You should receive a Form 1099-DIV, Dividends and Distributions, from each payer for distributions of $10.00 or more. Also, if you receive dividends through a partnership, an estate, a trust, or a subchapter S corporation, you should receive a Schedule K-1 from that entity indicating the amount of dividends taxable to you. You must report all taxable dividends even if you do not receive a Form 1099–DIV or Schedule K-1.
Ordinary dividends are the most common type of distribution from a corporation. They are paid out of the earnings and profits of the corporation. Ordinary dividends are taxable as ordinary income unless they are qualified dividends. Qualified dividends are ordinary dividends that meet the requirements to be taxed as net capital gains.
Distributions that qualify as a return of capital are not dividends. A return of capital is a return of some or all of your investment in the stock of the company. A return of capital reduces the basis of your stock. For information on Basis of Assets, refer to Tax Topic 703. A distribution generally qualifies as a return of capital if the corporation making the distribution does not have any accumulated or current year earnings and profits. Once the basis of your stock has been reduced to zero, any further non-dividend distribution is capital gain.
Capital gain distributions may be paid by regulated investment companies (mutual funds) and real estate investment trusts (REITs). Capital gain distributions are always reported as long-term capital gains. You must also report any undistributed capital gain that mutual funds or REITs have designated to you in a written notice. Those undistributed capital gains are reported to you on Form 2439. Please refer to the Instructions 1040 (General Inst.) or Instructions 1040-A for information on how to report qualifying dividends and capital gain distributions.
Form 1099-DIV should break down the distribution into the various categories. If it does not, contact the payer.
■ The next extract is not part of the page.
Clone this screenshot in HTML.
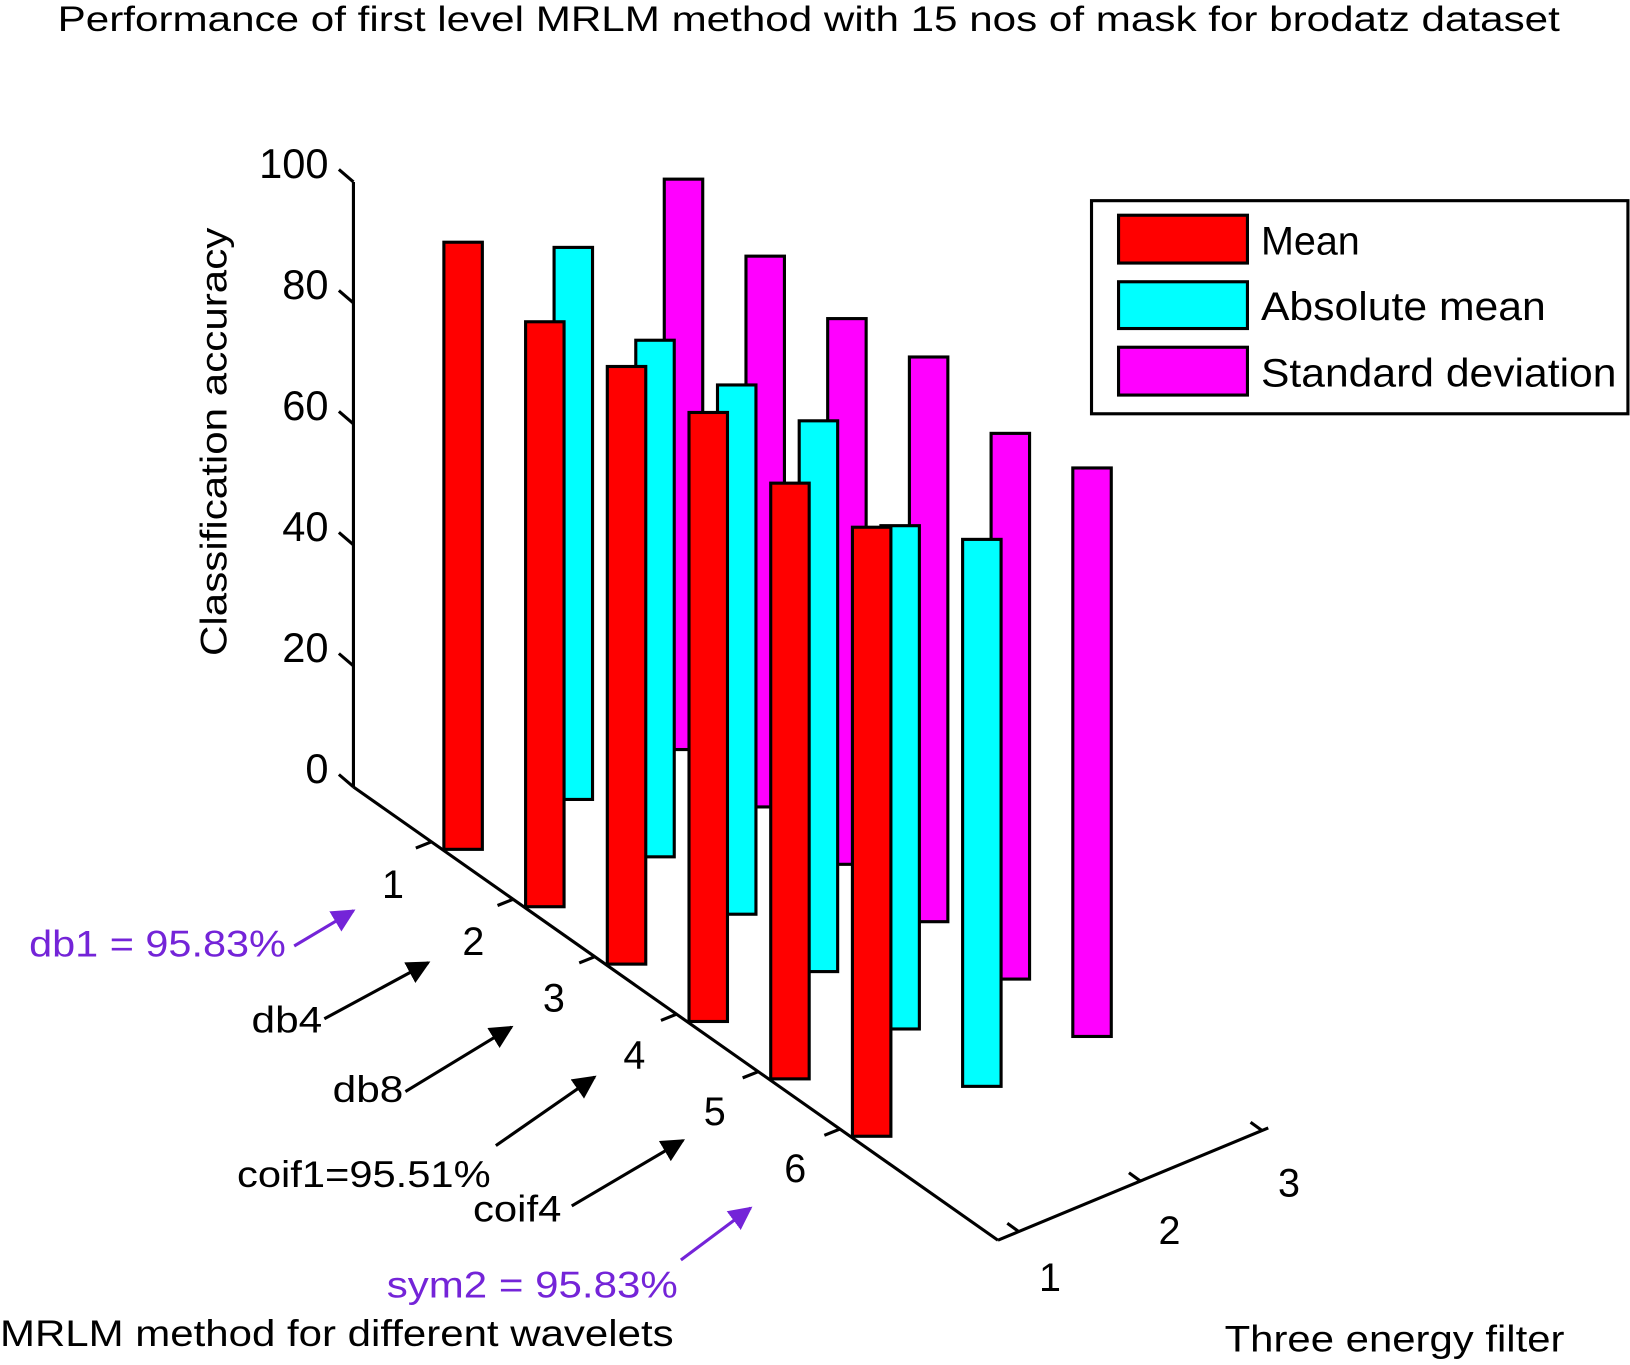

You must give your correct social security number to the payer of your dividend income. If you do not, you may be subject to a penalty and/or back-up withholding. Refer to Tax Topic 307 for more information on back-up withholding.
If you receive dividends in significant amounts, you may have to pay estimated tax.
Additional information on dividend income can be found in Publication 550, Investment Income and Expenses, and Publication 564, Mutual Fund Distributions.